Besides plates and silverware, your table should have:
- Salt and pepper shakers - if your table is especially long, then more than one set is a good idea.
- Napkins - elegantly folded napkins or those rolled and secured with napkin rings add to your overall table setting.
- Toothpicks - this is important if serving steaks or similar.
- Small decorations - small (un-scented) candles are a good idea, especially if you plan to dim the lights in your dining room. Large centerpieces often take up valuable table space and anything too tall will interfere with conversation.
Once you have your table planned, turn your attention to the rest of the room. It should be clean and organized. You may want to clear items out the room for your dinner, even if they normally live there. The room should be uncluttered and there should be surfaces available to allow for bottles of wine or any flowers you may receive.

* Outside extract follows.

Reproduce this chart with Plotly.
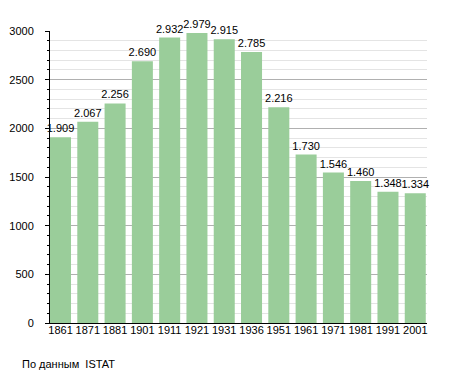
import plotly.graph_objects as go

years = ["1861", "1871", "1881", "1901", "1911", "1921", "1931", "1936",
         "1951", "1961", "1971", "1981", "1991", "2001"]
population = [1909, 2067, 2256, 2690, 2932, 2979, 2915, 2785,
              2216, 1730, 1546, 1460, 1348, 1334]
y_ticks = [0, 500, 1000, 1500, 2000, 2500, 3000]
source_note = "По данным  ISTAT"

labels = [f"{v:,}".replace(",", ".") for v in population]
xpos = list(range(len(years)))

fig = go.Figure()
fig.add_trace(go.Bar(
    x=xpos, y=population, width=0.77,
    marker=dict(color="#9acd9a", line=dict(width=0)),
    text=labels, textposition="outside", cliponaxis=False,
    textfont=dict(size=11, color="#000000", family="Liberation Sans, Arial, sans-serif"),
    constraintext="none",
))

# page body has an 8px margin, so the figure is sized/padded to compensate
fig.update_layout(
    width=447, height=365,
    margin=dict(l=42, r=28, t=23, b=50, autoexpand=False),
    paper_bgcolor="white", plot_bgcolor="white",
    showlegend=False,
    font=dict(family="Liberation Sans, Arial, sans-serif", size=11, color="#000000"),
    uniformtext=dict(minsize=11, mode="show"),
    annotations=[dict(text=source_note, xref="paper", yref="paper",
                      x=-30/377, y=-33/292, xanchor="left", yanchor="top",
                      showarrow=False, font=dict(size=11, color="#000000"))],
)
fig.update_xaxes(
    range=[-0.385, 13.43], tickvals=xpos, ticktext=years,
    showgrid=False, showline=True, linecolor="#000000", linewidth=1,
    ticks="", zeroline=False, tickfont=dict(size=11), automargin=False,
    ticklabelstandoff=-3,
)
fig.update_yaxes(
    range=[0, 3000], tickvals=y_ticks,
    showgrid=True, gridcolor="#b0b0b0", gridwidth=1,
    showline=True, linecolor="#000000", linewidth=1,
    ticks="outside", ticklen=4, tickcolor="#000000",
    zeroline=False, tickfont=dict(size=11), automargin=False,
    ticklabelstandoff=9,
    minor=dict(dtick=100, showgrid=True, gridcolor="#e4e4e4", gridwidth=1,
               ticks="outside", ticklen=2, tickcolor="#000000"),
)

fig.write_html("out.html")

Music is another way to set the mood in your room. Create a play list or bring a couple CDs and a small player. Volume should be just high enough to add to your setting, but low enough so people don't need to raise their voices over it.
A Couple of Extras to Keep in Mind
If you are hosting this dinner party on your own, without the help of a partner or roommate, ask one of your guests to help you on the night. While they may offer to help with preparations or clearing up, what you need is someone to answer the door, pour drinks and make sure everyone is at ease while you are away from the table.
Even if you have asked everyone to bring a bottle of wine or something to drink, make sure you have a couple extra bottles on hand, as well as extra Coca-cola and Sprite, as well as plenty of bottled water. Some of your guests may forget to stop at the store, while others may have a glass or two more than they expected. If this does happen, it is your responsibility to make sure they have a driver or a guest bed.
Many guests will bring a small gift for their hostess to show their appreciation. Usual gifts are wine, chocolates or flowers. Make sure you have a couple of clean, empty vases on hand. You will most likely have a very tight schedule and will not have time to search for and clean a vase. However, it would be rude not to put the flowers in a vase and display them somewhere.
This quick guide should get you through your first dinner party. Hopefully these tips will make it a success. Consider creating a notebook just for dinner party ideas and recipes to use. Writing a review of what worked in your notebook will help you to prepare for your next dinner party. And no matter what you serve - enjoy!